No matter how you dress it up, the Nobel Prize already suffers from some of its actual arbitrary rules. Let's say that you and your friends Joe, Carol, and Floyd cure AIDS together. First of all, don't expect the Nobel Prize Committee to knock on your door with that giant check anytime soon -- Alfred Nobel stipulated that the prizes reward achievements in current science, a rule the Nobel Prize Committee has interpreted to mean "science that's at least 20 years old," so you could be waiting awhile.
Second of all, you, Joe, and Carol may split the prize -- but, sorry, Floyd, the Nobel Prize cannot be split between more than three individuals in a category. So while you, Carol, and Joe are accepting the award of a lifetime, Floyd is eating a tuna sandwich and cursing at the television. Or maybe Floyd gets the award and you get nothing -- though, based on the Nobel's track record, the snubbed party would more likely be Carol.

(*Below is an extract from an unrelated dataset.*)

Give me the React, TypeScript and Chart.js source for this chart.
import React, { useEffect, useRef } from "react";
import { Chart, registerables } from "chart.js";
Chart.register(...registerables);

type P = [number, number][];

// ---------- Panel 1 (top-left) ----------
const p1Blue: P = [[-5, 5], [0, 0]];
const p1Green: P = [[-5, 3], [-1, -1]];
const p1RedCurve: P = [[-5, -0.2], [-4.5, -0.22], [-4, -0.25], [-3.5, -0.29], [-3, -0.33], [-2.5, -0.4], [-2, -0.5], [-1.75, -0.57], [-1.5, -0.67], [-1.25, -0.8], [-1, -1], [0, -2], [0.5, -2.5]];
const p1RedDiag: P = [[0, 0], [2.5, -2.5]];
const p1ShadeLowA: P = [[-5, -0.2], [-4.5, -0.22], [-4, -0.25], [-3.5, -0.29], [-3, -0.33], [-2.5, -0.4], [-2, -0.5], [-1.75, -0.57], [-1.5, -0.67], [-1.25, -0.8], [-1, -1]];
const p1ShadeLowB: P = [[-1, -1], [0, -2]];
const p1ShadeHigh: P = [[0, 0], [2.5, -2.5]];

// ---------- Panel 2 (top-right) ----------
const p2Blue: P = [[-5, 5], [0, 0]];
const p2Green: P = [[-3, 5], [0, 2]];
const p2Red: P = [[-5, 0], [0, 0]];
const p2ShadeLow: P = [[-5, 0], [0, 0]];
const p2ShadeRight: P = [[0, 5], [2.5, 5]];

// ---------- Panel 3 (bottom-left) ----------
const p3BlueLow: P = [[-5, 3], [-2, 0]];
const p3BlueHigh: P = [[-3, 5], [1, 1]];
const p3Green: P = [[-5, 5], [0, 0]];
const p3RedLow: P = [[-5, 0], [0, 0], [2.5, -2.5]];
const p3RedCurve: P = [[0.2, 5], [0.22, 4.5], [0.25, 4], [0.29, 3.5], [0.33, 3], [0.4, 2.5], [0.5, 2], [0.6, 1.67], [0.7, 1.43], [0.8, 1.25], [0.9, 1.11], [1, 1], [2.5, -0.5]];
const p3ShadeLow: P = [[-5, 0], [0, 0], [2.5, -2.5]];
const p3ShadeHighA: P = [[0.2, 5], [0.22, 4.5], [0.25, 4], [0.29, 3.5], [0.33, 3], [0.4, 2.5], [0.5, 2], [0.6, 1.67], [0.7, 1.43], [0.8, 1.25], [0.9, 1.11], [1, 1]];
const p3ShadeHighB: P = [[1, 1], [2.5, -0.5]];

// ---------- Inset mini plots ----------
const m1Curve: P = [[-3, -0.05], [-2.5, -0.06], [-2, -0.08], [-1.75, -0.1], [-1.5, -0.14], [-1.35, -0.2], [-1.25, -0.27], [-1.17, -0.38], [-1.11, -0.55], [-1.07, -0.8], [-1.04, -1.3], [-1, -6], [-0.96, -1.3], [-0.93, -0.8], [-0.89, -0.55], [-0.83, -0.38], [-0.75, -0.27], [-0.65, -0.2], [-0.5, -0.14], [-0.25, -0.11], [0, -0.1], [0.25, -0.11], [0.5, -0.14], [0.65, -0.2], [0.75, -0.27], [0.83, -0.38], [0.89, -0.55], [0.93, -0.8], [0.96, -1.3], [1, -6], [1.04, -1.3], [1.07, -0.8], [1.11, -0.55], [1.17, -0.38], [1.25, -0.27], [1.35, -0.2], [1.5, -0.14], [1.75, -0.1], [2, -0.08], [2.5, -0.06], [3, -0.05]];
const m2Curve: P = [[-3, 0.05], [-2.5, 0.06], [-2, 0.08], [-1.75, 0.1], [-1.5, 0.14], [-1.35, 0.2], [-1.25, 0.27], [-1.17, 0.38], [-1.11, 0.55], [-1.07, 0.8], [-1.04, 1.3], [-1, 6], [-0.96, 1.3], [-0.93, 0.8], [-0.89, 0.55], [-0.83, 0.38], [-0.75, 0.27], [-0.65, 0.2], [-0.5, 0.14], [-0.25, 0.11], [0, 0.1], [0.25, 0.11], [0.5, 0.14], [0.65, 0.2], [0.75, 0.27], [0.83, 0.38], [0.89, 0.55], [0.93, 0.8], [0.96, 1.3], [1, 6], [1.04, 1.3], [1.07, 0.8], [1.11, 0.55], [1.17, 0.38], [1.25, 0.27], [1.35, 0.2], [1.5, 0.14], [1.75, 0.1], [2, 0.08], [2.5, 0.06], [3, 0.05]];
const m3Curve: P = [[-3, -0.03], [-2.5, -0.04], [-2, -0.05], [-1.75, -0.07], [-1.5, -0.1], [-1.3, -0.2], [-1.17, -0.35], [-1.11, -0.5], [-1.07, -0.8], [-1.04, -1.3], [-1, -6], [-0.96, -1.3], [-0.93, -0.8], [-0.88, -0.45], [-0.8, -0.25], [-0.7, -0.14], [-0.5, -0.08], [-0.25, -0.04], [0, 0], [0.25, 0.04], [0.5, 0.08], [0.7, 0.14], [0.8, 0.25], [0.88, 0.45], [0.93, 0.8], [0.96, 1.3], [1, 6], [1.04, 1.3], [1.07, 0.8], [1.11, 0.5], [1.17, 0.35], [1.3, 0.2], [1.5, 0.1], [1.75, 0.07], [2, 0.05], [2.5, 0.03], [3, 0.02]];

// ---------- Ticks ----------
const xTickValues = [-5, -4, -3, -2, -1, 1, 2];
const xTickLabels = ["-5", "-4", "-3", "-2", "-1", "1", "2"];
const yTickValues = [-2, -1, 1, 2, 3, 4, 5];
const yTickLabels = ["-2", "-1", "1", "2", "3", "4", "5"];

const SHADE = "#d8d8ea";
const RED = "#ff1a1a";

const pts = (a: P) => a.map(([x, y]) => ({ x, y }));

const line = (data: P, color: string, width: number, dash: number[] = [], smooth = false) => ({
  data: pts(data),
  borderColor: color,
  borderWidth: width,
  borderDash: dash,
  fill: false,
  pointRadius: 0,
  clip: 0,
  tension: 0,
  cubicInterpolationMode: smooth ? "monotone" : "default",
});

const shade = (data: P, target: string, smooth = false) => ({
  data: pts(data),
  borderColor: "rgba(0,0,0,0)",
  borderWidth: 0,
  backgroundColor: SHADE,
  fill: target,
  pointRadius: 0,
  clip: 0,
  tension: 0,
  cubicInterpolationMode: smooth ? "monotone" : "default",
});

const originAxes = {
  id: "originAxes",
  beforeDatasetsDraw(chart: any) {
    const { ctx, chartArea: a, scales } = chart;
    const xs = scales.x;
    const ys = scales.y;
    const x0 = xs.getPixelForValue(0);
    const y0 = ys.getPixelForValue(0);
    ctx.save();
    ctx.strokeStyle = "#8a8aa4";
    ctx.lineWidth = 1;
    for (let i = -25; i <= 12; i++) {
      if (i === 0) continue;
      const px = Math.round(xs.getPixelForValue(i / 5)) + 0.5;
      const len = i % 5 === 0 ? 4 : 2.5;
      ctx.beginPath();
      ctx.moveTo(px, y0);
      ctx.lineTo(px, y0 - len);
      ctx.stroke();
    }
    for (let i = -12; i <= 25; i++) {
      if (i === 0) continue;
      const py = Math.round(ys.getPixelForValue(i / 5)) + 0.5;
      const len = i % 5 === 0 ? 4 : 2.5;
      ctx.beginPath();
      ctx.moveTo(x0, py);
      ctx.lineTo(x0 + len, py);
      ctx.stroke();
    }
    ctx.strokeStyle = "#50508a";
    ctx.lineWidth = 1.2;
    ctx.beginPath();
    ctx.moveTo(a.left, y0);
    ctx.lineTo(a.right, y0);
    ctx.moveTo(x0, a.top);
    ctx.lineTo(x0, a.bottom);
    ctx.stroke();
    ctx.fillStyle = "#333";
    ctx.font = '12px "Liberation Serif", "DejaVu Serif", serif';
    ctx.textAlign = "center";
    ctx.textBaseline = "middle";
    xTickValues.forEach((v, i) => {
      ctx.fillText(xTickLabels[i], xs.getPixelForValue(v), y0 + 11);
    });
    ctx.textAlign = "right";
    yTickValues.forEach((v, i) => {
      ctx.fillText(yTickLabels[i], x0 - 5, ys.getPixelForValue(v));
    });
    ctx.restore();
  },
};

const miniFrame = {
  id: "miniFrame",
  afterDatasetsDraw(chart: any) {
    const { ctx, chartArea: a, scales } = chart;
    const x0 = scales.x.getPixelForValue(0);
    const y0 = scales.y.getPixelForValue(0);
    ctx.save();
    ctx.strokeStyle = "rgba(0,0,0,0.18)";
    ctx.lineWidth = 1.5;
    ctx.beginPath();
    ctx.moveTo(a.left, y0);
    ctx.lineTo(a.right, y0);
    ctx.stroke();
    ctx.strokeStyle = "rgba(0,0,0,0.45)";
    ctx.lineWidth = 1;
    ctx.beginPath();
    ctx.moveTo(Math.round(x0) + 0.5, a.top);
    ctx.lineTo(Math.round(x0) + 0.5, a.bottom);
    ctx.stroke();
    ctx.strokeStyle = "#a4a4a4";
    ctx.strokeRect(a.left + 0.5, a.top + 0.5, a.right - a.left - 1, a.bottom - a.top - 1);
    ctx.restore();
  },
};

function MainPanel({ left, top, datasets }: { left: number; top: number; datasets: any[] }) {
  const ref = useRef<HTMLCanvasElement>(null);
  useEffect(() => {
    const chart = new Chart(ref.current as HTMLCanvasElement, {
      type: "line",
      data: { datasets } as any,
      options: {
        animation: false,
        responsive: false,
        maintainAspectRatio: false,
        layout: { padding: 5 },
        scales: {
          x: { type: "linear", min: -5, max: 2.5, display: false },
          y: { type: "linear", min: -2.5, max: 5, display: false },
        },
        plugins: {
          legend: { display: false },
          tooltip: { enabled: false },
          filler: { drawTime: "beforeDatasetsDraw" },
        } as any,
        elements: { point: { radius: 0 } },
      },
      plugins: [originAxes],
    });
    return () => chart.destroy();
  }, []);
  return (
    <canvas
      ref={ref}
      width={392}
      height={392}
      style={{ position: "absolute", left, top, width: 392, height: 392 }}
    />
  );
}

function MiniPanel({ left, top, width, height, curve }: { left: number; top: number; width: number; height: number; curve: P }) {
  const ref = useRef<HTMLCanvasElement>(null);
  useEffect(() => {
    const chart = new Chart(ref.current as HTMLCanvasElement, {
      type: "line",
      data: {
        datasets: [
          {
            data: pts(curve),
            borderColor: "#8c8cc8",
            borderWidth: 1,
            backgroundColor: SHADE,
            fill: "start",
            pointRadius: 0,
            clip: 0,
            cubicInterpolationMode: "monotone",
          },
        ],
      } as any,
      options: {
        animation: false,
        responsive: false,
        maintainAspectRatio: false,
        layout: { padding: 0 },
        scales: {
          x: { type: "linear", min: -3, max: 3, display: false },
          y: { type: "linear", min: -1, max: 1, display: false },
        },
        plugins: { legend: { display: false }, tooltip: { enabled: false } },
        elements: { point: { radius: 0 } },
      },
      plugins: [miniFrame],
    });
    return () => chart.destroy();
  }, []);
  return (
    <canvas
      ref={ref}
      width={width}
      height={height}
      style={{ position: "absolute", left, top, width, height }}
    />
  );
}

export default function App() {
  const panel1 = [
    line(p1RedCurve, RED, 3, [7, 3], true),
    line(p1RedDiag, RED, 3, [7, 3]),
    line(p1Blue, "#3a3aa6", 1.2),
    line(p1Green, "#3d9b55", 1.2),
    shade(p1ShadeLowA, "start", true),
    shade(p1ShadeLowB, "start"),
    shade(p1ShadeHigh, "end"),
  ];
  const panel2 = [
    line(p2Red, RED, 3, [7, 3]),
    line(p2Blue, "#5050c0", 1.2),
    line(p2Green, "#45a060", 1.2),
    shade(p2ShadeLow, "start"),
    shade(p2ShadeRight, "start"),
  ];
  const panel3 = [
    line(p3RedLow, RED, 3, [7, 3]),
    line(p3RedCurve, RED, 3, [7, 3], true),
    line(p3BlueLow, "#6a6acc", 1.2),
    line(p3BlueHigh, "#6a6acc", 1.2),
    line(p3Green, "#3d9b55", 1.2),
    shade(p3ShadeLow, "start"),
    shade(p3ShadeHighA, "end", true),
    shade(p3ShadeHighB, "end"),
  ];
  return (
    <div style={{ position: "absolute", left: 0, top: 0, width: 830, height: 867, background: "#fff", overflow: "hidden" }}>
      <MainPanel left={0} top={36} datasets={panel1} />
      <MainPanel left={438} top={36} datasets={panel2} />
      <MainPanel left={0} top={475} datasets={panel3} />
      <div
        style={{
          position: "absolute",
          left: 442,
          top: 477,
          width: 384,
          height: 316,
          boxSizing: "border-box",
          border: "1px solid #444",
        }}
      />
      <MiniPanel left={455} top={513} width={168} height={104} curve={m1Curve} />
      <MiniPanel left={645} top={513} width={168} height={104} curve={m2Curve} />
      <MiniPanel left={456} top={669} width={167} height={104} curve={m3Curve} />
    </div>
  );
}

Finally, don't die. The Nobel isn't given posthumously, so try not to catch any diseases in the interim (besides AIDS, which you cured in the first place, and once again, congratulations on that).
With so much needless pomp surrounding such a flawed award -- an award, let's not forget, that lauded the 1926 discovery that a parasite causes cancer -- why pay attention at all? I think it's because, just like reading Us magazine, a little part of us envies the celebrities we despise. Ooh, that evil Kate Gosselin. ... But wouldn't it be cool to achieve what she has achieved? Maybe not Kate Gosselin, but you get the idea. I guess my point is that for all of our complaining, very few people have actually turned down the Nobel Prize once its light, reflected off Alfred's rhinestone eye, has shone on them. I know I wouldn't.
In a couple months, I'm going to a conference where I might get to meet Peter Agre (chemistry, 2003). This time, though, I have a foolproof strategy for not saying something stupid: I'm not going to say anything at all.